Retinal thinning or abnormal exam: An ophthalmology exam may find retinal changes before owners fully register how much the dog is compensating.
Treatment Options
Variant-specific DNA testing: Use the correct crd3/ADAM9 test when breed-appropriate. Wrong test, wrong answer. Tiny science lesson, huge breeding consequence.
Eye exams: Veterinary ophthalmology exams help document retinal status and rule out other eye disease.
Blindness safety planning: Use stable furniture layouts, stair gates, leashes, lights, and predictable cues as vision declines.
Recovery and Aftercare
There is no recovery. The aftercare is adaptation, monitoring, and breeding decisions that do not pretend genetics is a rumor.
What Happens If You Wait
Waiting mostly delays responsible decisions.
You cannot reverse inherited retinal degeneration by noticing it late. Delay costs preparation time and can let risky breeding choices continue.
Cost Reality Check
Costs focus on genetic testing, eye exams, and helping the dog adapt to vision loss.

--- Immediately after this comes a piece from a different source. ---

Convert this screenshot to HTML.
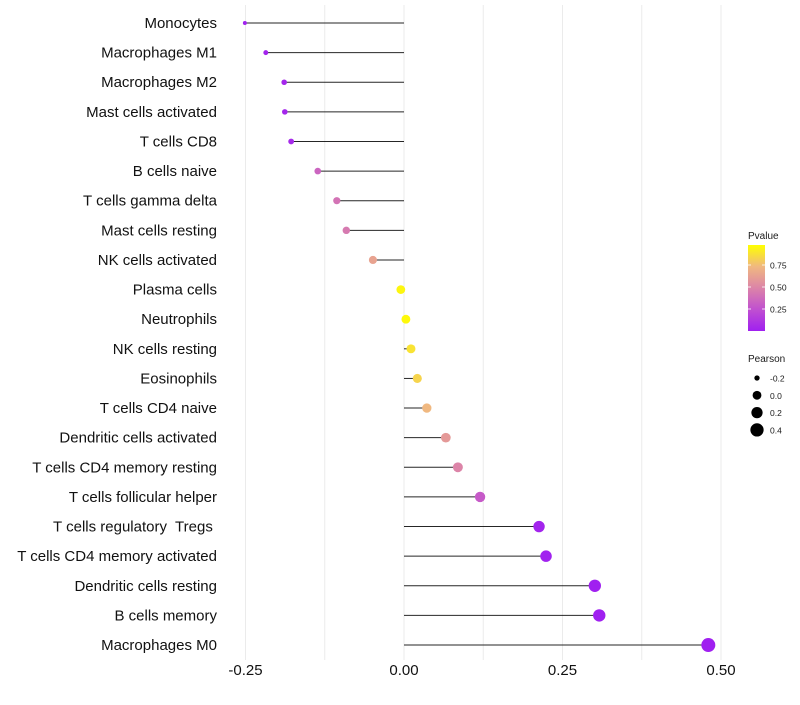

| Care Level | What It May Include | Estimated Cost |
|---|---|---|
| Initial workup | DNA test and baseline eye screening. | $100-$500 |
| Ongoing management | Ophthalmology monitoring and home safety changes. | $300-$1,500+ |
| Severe case | Advanced diagnostics or secondary eye problems. | $1,000-$4,000+ |
Budget Reality Check
| Budget Item | Estimated Cost |
|---|---|
| crd3/ADAM9 genetic test | $60-$250+ |
| Eye screening | $50-$250+ |
| Ophthalmologist consult | $250-$700+ |
Lifetime Cost Reality
| Case Pattern | Possible Lifetime Cost |
|---|---|
| Testing-only case | $60-$500+ |
| Affected dog monitoring | $500-$3,000+ |
| Complicated eye care | $2,000-$6,000+ |
Tell Me What I Should Really Expect
PRA-crd3 is where precise naming actually matters.
The owner needs vision-loss support. The breeder needs the exact test. Calling it generic PRA may be easier, but easier is how preventable inherited disease keeps getting invited back like a terrible houseguest.